Gli americani sono, se possibile, ancora più confusi. Il 6 settembre del ’78, l’ambasciata britannica a Washington riferisce su un briefing della Cia: «Lo Scià ha più chance di trovare un modus vivendi con l’opposizione di sinistra che con gli estremisti islamici. Una sua riconciliazione con i religiosi richiederebbe tempo e potrebbe non essercene abbastanza. La chiave della stabilità è l’esercito. Finora è stato efficace nel mantenere l’ordine, ma potrebbe non esserlo se alle truppe fosse chiesto di sparare sui dimostranti». Il 22 dicembre Zbigniew Brzezinski, consigliere per la sicurezza nazionale della Casa Bianca, confida a un diplomatico britannico che «lo Scià dovrebbe instaurare un completo regime militare, quello che è in gioco è troppo importante per ulteriore indecisione». Brzezinski, un "falco" nella Casa Bianca di Carter, chiede se Londra sosterrebbe una dittatura militare a Teheran, ma poi ammette che nell’amministrazione c’è chi, come il segretario di Stato Vance, una "colomba", preferisce altre soluzioni. Quindi la situazione precipita: lo Scià fugge, Khomeini sta per tornare a Teheran. Ed ecco, in un memoriale segreto del 20 gennaio 1979, lo spettro che annebbia il giudizio degli americani: l’amministrazione Usa informa Londra che Khomeini «era ed è soprattutto un leader islamico, non uno strumento dei comunisti. A Parigi ha avuto contatti con l’opposizione iraniana comunista, ma niente di sistematico o di sinistro». lo spauracchio di Washington: un complotto comunista, con dietro l’Urss, per spostare l’Iran nella casella degli alleati di Mosca. La Casa Bianca non vede che il "pericolo rosso" è al tramonto e che se ne profila un altro, di cui l’ayatollah sarà l’ispiratore.

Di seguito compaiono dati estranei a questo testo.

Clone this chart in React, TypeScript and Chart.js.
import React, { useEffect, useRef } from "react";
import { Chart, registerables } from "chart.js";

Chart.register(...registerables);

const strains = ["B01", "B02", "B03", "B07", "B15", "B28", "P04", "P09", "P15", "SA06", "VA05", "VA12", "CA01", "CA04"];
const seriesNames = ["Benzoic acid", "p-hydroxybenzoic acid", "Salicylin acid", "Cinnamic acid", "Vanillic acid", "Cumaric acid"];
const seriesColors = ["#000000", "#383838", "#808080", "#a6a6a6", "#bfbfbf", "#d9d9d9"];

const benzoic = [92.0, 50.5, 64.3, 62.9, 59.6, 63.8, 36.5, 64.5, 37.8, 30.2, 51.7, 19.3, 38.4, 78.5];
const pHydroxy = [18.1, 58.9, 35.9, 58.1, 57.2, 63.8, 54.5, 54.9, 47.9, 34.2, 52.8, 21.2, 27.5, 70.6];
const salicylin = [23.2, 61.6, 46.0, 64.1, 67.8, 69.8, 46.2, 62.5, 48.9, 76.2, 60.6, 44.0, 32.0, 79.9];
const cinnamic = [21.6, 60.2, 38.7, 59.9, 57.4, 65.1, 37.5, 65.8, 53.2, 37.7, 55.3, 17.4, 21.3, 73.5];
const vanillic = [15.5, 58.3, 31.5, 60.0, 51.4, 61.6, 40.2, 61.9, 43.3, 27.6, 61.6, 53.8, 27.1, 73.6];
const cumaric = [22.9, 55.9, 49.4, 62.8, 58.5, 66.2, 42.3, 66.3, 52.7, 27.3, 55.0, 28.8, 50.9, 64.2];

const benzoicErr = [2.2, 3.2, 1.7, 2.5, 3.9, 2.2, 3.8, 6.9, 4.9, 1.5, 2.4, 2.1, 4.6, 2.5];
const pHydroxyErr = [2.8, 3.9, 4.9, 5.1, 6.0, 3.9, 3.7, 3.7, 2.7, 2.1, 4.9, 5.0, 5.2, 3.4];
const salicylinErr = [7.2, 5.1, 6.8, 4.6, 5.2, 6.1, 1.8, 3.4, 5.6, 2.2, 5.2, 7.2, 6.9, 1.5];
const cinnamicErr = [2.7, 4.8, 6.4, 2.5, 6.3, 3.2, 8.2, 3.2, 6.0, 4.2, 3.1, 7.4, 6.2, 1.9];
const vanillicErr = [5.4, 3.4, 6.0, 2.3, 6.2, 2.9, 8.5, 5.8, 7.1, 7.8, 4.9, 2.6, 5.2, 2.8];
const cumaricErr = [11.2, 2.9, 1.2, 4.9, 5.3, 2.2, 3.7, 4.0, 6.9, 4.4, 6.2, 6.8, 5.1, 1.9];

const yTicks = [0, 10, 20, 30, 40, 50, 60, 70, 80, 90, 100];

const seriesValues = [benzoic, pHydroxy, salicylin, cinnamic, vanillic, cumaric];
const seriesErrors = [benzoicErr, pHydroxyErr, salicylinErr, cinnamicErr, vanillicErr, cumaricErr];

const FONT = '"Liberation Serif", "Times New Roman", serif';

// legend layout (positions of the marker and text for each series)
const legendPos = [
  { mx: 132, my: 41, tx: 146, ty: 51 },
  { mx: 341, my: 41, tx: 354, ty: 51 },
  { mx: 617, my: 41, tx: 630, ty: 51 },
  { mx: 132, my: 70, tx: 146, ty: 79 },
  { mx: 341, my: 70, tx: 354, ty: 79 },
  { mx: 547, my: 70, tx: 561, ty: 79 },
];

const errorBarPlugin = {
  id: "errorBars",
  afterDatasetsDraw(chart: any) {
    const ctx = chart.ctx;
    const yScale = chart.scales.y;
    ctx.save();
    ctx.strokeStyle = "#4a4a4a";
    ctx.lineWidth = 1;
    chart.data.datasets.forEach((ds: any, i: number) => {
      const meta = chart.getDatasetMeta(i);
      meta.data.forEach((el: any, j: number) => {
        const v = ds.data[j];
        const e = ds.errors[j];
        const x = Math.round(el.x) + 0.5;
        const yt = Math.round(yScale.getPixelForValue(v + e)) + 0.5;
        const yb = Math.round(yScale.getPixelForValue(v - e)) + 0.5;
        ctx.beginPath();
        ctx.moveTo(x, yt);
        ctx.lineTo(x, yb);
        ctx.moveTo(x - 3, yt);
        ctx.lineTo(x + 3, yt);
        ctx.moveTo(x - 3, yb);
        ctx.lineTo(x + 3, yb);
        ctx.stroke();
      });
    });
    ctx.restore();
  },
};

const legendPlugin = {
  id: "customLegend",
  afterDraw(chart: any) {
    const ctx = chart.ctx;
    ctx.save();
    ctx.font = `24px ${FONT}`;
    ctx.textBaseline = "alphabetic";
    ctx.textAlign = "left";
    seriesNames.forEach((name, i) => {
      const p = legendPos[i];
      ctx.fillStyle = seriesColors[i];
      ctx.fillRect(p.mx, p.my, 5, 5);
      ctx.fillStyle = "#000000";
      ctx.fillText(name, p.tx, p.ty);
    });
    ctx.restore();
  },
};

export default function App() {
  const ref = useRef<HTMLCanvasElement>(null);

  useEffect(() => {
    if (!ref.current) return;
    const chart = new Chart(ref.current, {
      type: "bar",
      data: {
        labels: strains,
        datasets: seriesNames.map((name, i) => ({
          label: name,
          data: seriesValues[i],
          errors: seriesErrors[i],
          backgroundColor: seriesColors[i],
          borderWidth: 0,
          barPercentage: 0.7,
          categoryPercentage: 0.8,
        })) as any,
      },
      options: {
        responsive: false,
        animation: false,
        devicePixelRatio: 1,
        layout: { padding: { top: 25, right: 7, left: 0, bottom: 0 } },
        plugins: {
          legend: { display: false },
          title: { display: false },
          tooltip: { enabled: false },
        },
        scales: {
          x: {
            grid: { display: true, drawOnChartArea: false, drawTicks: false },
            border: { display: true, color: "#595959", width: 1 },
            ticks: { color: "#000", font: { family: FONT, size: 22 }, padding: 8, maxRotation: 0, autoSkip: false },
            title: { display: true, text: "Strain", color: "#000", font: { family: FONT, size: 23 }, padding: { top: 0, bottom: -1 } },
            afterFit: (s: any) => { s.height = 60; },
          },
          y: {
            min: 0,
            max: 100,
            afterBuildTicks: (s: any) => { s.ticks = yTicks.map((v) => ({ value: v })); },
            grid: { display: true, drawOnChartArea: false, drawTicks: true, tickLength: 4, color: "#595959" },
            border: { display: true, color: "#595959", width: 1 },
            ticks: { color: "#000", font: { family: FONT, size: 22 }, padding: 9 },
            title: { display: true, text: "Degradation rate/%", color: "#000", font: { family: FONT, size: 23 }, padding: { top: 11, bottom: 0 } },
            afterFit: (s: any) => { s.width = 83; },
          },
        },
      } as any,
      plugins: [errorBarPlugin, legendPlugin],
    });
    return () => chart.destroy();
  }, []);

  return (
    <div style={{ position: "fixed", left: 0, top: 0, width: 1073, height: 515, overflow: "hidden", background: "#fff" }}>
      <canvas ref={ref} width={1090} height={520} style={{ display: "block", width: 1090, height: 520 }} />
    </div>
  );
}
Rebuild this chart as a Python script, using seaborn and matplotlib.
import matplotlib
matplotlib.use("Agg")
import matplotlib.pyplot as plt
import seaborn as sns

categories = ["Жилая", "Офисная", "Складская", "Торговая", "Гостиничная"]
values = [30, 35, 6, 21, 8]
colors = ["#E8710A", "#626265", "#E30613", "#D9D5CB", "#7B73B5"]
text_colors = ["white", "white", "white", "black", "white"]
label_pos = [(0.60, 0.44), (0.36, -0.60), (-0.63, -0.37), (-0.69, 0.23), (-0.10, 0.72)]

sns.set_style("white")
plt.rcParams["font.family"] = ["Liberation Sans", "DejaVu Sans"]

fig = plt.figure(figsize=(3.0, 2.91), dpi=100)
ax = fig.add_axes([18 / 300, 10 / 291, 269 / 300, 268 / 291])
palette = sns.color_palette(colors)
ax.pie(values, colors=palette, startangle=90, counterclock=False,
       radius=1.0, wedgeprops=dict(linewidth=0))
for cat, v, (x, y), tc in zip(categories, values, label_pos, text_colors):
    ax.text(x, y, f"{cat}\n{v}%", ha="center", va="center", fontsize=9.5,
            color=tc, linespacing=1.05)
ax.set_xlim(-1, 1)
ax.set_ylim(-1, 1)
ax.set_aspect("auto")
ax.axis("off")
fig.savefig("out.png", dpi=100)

Ecco un altro scambio di messaggi fra Londra e Washington, nel novembre ’79, dopo la presa dell’ambasciata americana a Teheran. Lord Carrington vuole sapere se la Casa Bianca ha autorizzato Fort Bragg a chiedere l’aiuto dei commandos delle Sas per organizzare un’operazione militare per la liberazione degli ostaggi.

«Siamo stupefatti che Fort Bragg abbia fatto una richiesta simile senza consultare la parte politica», è la risposta del dipartimento di Stato Usa. «Vi siamo grati per avere portato la questione alla nostra attenzione.

L’opinione della Casa Bianca è che ogni azione di questo tipo sarebbe la cosa peggiore che possiamo fare». L’anno seguente, disperato, Carter ordina l’azione militare ed è un disastro. Ma il punto è un altro: il telegramma dei suoi diplomatici rivela un’amministrazione americana divisa e incerta, in cui i militari non parlano con i politici e prendono addirittura iniziative per conto proprio. In questo modo la grande superpotenza affrontava la crisi iraniana, e in questo modo la perse. Speriamo che da allora abbia imparato qualcosa, per la nuova sfida posta da Teheran.